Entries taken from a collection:
----------

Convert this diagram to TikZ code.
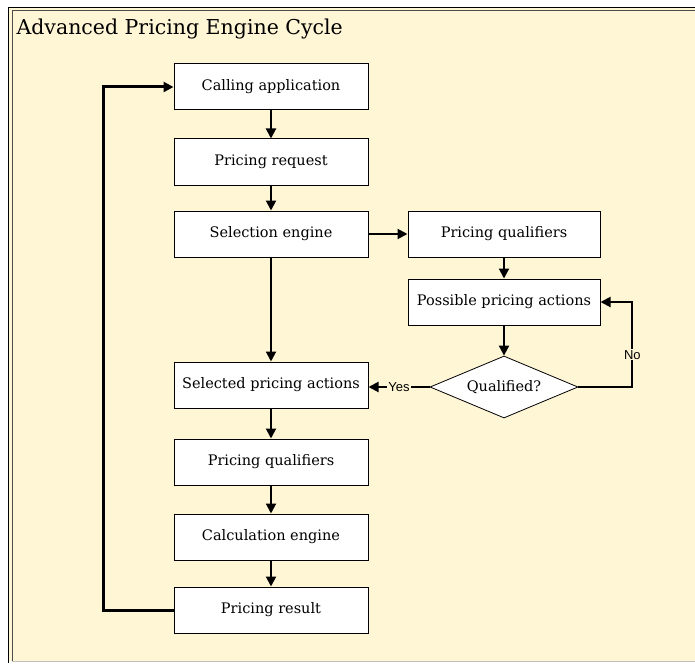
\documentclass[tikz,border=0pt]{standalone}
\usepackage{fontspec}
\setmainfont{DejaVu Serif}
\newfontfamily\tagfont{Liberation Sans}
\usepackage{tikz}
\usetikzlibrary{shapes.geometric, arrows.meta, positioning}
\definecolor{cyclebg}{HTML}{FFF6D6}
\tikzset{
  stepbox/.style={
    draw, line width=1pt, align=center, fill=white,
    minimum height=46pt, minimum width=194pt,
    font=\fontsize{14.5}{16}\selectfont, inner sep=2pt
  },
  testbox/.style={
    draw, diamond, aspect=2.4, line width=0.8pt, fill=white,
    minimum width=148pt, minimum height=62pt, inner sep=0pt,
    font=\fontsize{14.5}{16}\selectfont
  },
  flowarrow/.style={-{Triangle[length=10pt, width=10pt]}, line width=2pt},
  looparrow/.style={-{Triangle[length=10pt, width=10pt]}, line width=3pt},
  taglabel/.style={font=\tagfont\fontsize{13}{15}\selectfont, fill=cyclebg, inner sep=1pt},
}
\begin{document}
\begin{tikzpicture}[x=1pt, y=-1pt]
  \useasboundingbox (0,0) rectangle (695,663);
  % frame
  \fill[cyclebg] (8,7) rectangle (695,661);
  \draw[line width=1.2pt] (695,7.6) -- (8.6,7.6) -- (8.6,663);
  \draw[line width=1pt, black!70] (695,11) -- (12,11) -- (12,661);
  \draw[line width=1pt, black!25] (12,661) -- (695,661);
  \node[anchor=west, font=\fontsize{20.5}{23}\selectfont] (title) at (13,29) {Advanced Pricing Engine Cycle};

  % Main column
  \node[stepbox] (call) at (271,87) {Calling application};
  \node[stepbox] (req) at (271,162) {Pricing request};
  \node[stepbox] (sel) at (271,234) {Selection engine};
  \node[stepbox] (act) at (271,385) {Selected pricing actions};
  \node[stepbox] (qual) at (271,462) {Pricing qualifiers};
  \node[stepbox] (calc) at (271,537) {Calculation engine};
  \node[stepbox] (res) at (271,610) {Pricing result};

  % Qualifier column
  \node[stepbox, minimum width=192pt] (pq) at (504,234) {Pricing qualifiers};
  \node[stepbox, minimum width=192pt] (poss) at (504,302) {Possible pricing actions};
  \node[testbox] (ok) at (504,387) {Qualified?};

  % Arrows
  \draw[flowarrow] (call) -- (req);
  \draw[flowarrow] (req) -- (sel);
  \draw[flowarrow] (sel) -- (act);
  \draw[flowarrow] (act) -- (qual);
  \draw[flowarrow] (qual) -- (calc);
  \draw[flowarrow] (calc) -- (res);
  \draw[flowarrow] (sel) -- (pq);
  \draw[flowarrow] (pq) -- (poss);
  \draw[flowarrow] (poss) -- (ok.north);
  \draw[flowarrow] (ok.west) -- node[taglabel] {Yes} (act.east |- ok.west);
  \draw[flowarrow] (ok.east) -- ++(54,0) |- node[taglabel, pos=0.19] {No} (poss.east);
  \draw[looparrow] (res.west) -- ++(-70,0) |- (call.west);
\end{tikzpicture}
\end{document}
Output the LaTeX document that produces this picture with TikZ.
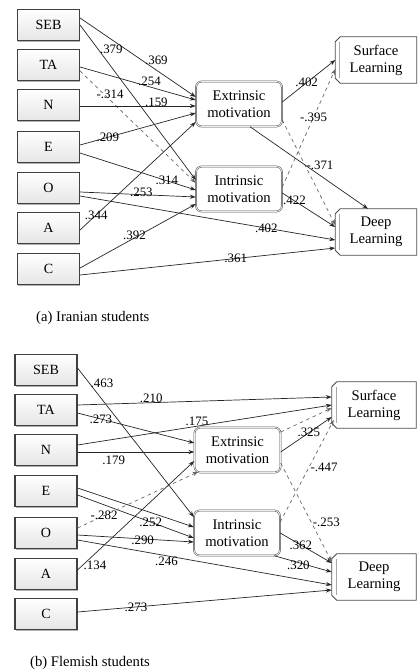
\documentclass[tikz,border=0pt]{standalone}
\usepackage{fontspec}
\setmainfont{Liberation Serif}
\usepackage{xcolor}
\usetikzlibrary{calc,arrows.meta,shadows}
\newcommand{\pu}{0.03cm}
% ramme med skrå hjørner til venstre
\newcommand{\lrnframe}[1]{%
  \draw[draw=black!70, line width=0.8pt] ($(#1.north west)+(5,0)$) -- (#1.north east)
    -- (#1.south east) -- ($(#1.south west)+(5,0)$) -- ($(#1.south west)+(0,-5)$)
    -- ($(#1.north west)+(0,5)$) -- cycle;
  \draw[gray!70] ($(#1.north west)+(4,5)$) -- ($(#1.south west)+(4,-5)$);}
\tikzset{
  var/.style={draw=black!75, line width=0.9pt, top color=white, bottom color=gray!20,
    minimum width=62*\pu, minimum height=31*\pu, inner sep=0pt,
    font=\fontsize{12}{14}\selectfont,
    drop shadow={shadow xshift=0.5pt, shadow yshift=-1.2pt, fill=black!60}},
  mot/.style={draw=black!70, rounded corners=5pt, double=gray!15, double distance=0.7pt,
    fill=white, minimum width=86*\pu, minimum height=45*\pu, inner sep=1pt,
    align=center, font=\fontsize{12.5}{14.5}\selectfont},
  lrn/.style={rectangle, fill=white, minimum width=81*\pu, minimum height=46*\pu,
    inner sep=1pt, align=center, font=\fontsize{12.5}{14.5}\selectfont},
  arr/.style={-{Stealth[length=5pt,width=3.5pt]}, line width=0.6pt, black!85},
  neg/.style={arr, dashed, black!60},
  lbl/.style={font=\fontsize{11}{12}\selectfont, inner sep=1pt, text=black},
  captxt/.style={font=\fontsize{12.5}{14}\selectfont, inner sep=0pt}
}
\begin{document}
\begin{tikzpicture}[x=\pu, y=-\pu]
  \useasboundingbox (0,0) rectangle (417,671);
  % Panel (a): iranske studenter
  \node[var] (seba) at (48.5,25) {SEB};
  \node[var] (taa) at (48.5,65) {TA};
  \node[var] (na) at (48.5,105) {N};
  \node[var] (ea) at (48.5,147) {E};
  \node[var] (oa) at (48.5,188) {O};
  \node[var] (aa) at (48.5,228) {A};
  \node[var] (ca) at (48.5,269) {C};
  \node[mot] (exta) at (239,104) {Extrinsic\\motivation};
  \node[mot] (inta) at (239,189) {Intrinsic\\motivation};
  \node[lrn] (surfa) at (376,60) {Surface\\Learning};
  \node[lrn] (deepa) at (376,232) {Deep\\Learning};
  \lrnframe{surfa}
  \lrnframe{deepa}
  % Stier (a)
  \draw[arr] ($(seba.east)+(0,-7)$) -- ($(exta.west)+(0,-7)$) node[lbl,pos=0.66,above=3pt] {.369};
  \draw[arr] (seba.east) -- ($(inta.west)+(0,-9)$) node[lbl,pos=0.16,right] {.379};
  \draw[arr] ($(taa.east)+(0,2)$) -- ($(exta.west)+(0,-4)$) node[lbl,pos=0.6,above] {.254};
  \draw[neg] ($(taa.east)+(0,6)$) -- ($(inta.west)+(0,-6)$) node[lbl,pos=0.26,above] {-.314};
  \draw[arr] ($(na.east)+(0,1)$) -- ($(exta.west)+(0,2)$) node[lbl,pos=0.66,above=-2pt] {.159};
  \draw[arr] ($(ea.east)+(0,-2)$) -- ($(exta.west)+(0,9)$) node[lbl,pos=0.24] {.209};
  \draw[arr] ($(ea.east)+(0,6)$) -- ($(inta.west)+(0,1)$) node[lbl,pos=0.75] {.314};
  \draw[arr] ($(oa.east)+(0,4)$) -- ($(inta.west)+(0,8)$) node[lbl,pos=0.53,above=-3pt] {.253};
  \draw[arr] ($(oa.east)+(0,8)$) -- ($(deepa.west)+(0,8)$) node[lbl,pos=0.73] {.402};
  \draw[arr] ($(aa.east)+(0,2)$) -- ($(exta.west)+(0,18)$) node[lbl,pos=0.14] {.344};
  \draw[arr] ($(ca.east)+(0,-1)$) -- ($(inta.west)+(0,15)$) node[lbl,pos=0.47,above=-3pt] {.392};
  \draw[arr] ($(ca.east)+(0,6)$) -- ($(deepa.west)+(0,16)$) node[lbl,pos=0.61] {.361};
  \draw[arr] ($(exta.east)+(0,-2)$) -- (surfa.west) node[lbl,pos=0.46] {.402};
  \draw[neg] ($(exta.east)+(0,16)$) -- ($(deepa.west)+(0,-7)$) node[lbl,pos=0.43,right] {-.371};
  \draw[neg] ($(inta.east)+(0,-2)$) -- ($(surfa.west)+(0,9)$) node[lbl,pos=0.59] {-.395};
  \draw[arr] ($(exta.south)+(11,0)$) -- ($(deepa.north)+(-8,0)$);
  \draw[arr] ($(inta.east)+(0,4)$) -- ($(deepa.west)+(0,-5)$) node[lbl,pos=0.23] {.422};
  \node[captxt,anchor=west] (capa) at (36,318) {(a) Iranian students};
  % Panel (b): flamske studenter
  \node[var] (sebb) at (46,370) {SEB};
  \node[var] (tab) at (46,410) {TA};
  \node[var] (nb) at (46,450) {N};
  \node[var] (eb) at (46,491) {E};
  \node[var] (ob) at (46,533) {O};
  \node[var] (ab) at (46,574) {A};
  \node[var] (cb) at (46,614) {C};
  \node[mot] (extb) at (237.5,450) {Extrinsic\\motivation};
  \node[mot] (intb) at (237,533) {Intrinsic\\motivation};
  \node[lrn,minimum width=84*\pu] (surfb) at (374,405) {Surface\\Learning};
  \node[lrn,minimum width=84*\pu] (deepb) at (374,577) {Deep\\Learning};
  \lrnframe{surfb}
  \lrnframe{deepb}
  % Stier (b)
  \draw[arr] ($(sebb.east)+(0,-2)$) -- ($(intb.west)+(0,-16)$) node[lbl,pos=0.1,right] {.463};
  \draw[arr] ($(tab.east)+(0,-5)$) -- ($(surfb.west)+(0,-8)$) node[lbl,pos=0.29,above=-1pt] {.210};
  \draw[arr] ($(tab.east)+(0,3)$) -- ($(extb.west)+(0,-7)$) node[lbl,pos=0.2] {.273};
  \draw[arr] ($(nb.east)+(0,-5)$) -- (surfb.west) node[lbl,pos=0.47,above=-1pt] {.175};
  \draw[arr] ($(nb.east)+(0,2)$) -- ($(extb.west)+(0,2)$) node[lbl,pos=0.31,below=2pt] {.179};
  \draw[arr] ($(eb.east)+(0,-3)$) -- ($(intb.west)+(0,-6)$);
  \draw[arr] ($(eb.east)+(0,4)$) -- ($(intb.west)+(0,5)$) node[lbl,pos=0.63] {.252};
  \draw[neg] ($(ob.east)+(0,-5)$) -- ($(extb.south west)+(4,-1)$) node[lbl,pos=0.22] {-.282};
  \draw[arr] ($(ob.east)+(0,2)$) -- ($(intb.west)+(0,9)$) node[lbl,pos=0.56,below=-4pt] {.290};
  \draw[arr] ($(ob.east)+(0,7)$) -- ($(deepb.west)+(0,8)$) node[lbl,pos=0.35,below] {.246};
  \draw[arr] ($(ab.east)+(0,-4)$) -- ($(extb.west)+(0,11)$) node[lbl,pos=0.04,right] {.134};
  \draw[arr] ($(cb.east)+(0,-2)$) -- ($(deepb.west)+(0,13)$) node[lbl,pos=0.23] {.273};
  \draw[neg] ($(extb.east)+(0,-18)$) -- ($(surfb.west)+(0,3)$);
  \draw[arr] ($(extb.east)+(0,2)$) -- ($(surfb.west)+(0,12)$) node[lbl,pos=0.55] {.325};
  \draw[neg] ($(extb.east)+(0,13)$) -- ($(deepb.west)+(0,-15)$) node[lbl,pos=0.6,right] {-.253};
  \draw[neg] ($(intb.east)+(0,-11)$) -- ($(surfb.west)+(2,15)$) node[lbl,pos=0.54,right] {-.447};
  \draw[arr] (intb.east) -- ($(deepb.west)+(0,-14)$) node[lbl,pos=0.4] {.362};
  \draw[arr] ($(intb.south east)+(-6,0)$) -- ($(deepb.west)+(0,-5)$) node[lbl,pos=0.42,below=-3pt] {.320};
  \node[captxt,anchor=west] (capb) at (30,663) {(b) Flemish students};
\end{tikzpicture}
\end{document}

----------

| EXERCISE OBJECTIVE |
The lines from the top of the data above through the one holding "(title) at (13,29)" are to be repeated exactly, and only those, with no pictures.

| THE RESULT |
Convert this diagram to TikZ code.
\documentclass[tikz,border=0pt]{standalone}
\usepackage{fontspec}
\setmainfont{DejaVu Serif}
\newfontfamily\tagfont{Liberation Sans}
\usepackage{tikz}
\usetikzlibrary{shapes.geometric, arrows.meta, positioning}
\definecolor{cyclebg}{HTML}{FFF6D6}
\tikzset{
  stepbox/.style={
    draw, line width=1pt, align=center, fill=white,
    minimum height=46pt, minimum width=194pt,
    font=\fontsize{14.5}{16}\selectfont, inner sep=2pt
  },
  testbox/.style={
    draw, diamond, aspect=2.4, line width=0.8pt, fill=white,
    minimum width=148pt, minimum height=62pt, inner sep=0pt,
    font=\fontsize{14.5}{16}\selectfont
  },
  flowarrow/.style={-{Triangle[length=10pt, width=10pt]}, line width=2pt},
  looparrow/.style={-{Triangle[length=10pt, width=10pt]}, line width=3pt},
  taglabel/.style={font=\tagfont\fontsize{13}{15}\selectfont, fill=cyclebg, inner sep=1pt},
}
\begin{document}
\begin{tikzpicture}[x=1pt, y=-1pt]
  \useasboundingbox (0,0) rectangle (695,663);
  % frame
  \fill[cyclebg] (8,7) rectangle (695,661);
  \draw[line width=1.2pt] (695,7.6) -- (8.6,7.6) -- (8.6,663);
  \draw[line width=1pt, black!70] (695,11) -- (12,11) -- (12,661);
  \draw[line width=1pt, black!25] (12,661) -- (695,661);
  \node[anchor=west, font=\fontsize{20.5}{23}\selectfont] (title) at (13,29) {Advanced Pricing Engine Cycle};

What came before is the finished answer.